Переход вооруженного конфликта России и Украины в затяжную фазу стал и вызовом, и возможностью для российской власти.

Конечно, сама по себе ситуация затягивания конфликта для российского руководства малокомфортна. Это символизирует неповторение опыта успешных грузинской и крымской кампаний 2008 и 2014 годов. На контрасте с внешним упрощением риторики и отказом от попыток «усложнять» понимание окружающих тенденций задержка кампании потребовала серьезного усложнения в понимании функционирования государственного аппарата, военной машины, экономики, общественного мнения в условиях отказа от прежнего курса на относительную стабильность и консервацию. Осмысление новой ситуации находится лишь в начальной фазе и приносит разнообразные выводы. Одни из них российскую власть радуют, другие напрягают и свидетельствуют о нарастании потенциальных рисков.

Сюрпризы для власти

Если начинать с приятных сюрпризов для десижн-мейкеров, на первом плане здесь находится относительная результативность пропаганды. Оказалось, что ее потенциал был недооценен. Речь в данном случае не идет о достоверности цифр поддержки действий против Украины. Наблюдавшийся в последнее десятилетия рост отказов от общения с социологами, доходящий подчас до 90%, позволяет рассматривать данные количественных опросов исключительно как индикативные. Однако налицо наличие существенных групп населения, исповедующих принцип «Мы за все переживаем, но ни во что не вникаем». Относительная доступность негативных новостей на такую картину почти не повлияло. Уместнее говорить не столько о римейке оруэлловской модели или о советской пропаганде, сколько о заимствовании официальными новостями достижений вполне современного и популярного жанра — телесериала. Зрителям сериала тоже доступна возможность зайти в интернет и найти какие-то нелицеприятные детали о сюжете, съемках, создателях фильма, но они обычно такой привычки не имеют, и от бинджвотчинга она их не отрывает. Как и в сериале, зритель идет за повествованием, легко переключается, не обнаруживает нестыковок в сюжете, не требует показать карту боевых действий и не пытается задавать вопросы о неудачах и потерях — если их ему не показали.

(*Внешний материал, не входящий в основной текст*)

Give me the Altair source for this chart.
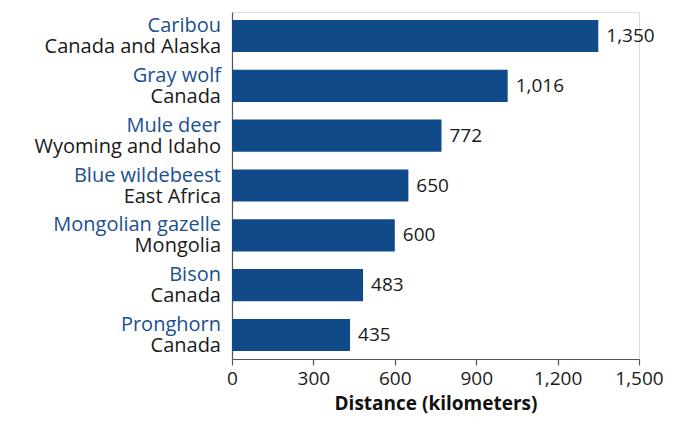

Второй приятный для власти сюрприз — экономическое поведение граждан. На стыке февраля и марта они демонстрировали очевидные признаки паники — скупали сахар и гречку, стояли в многочасовых очередях в последний день работы IKEA, пытались искать валюту в банкоматах и обменных пунктах. Экономисты стали предрекать остановку импорта и опустошение запасов на складах — то ли прямо сейчас, то ли, в крайнем случае, к осени.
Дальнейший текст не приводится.